Fitted anime shirts can still hit, but they look best when the outfit feels cleaner overall. Think slimmer pants, a sharp jacket, or a more intentional Y2K-inspired look. The risk with a fitted graphic tee is that it can start reading mall-core fast if the rest of the outfit is not helping.

A boxy fit is the sweet spot for a lot of people. It gives structure without clinging and makes the graphic sit nicely on the body. If you are shopping, that is often the most versatile shape to aim for.

Color coordination without making it weird

You do not need a fashion degree or a cursed mood board. Start with the dominant color of the shirt and one neutral. If the graphic is mostly black and red, black pants are easy. If the shirt is cream with soft pastel art, light-wash denim or tan pants make sense.
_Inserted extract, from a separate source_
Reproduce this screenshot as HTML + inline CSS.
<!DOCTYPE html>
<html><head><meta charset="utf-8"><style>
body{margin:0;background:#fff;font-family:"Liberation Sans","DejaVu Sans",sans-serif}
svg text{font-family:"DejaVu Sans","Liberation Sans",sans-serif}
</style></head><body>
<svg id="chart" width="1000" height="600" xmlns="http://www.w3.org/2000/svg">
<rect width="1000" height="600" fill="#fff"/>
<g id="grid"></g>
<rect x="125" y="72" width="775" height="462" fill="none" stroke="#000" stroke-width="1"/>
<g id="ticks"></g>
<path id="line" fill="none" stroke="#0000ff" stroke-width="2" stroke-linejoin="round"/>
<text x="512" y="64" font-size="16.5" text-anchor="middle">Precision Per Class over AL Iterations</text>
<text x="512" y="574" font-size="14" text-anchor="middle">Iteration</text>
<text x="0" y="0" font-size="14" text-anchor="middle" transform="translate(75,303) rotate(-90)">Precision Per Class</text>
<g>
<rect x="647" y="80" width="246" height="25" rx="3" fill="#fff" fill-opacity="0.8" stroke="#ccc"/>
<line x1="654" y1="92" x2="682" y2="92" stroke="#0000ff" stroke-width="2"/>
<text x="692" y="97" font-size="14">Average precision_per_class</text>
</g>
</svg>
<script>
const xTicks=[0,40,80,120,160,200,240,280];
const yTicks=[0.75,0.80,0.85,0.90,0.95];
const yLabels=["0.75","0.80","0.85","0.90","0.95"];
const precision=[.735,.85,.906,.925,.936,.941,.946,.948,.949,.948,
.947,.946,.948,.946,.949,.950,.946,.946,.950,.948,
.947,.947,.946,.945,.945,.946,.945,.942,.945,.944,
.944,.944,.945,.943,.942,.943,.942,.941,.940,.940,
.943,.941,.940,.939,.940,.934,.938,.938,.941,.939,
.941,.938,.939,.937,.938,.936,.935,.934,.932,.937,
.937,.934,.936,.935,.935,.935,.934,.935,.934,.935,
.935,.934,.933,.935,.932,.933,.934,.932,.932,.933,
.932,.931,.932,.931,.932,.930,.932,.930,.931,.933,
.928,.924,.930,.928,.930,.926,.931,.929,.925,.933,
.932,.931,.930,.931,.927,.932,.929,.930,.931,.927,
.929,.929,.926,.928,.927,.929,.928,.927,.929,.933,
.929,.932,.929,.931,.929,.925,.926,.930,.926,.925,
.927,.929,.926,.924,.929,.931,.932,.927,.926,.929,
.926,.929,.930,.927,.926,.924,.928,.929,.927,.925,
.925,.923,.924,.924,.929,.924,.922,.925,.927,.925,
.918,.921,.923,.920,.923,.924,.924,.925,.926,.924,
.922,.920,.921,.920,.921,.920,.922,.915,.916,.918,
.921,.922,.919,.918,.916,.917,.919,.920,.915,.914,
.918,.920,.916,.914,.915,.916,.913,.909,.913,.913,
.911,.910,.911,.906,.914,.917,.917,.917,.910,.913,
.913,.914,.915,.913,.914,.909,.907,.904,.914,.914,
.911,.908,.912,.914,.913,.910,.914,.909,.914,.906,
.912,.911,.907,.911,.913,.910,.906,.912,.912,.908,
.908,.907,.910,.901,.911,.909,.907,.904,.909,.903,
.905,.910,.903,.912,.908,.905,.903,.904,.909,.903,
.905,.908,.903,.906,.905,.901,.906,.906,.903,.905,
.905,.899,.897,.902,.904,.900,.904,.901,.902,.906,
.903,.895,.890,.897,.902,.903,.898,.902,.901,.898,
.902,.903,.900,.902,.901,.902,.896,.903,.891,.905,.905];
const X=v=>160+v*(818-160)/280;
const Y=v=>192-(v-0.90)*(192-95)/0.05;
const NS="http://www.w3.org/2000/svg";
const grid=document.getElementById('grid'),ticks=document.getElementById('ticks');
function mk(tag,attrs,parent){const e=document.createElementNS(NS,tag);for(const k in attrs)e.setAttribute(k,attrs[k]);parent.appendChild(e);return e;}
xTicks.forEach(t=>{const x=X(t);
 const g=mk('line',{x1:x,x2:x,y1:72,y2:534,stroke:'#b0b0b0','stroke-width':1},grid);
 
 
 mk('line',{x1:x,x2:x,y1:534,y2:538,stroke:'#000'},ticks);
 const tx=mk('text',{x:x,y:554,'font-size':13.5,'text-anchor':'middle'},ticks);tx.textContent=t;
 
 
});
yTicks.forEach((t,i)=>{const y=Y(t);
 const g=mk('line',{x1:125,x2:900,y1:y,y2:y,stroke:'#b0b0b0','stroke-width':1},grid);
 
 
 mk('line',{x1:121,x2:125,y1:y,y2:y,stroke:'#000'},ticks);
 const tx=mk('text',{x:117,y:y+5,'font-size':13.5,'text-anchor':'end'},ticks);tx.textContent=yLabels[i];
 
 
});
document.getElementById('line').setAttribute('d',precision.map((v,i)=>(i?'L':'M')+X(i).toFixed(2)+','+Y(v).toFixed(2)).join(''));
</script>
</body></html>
If the shirt is a multicolor visual explosion, neutral everything else. Let the shirt be the event. This is especially true for pixel-art, manga collage, and cyber-style prints that already have a lot going on.

Monochrome outfits also work really well with anime tees. A black-on-black outfit with one graphic shirt creates a clean frame for the design. It feels less like "I put on a fandom shirt" and more like "this is the fit and yes, the fit has lore."

Wear the joke, not the insecurity

A lot of anime shirts are funny on purpose. That is part of the appeal. They are conversation starters, identity signals, and occasionally social repellents in the best way. If your shirt has a weird slogan, a niche reference, or a design that only your people will instantly understand, commit to it.

Confidence matters more than pretending the shirt is "just random." It is not random. You bought it because it says something about your taste, your humor, or your little corner of the internet. Own that. A shirt with personality looks better when the person wearing it also seems in on the joke.

That is probably the real answer to how to wear anime shirts. Style them like they belong in your actual life, not in a separate fandom compartment. If the outfit feels like you, the shirt will too.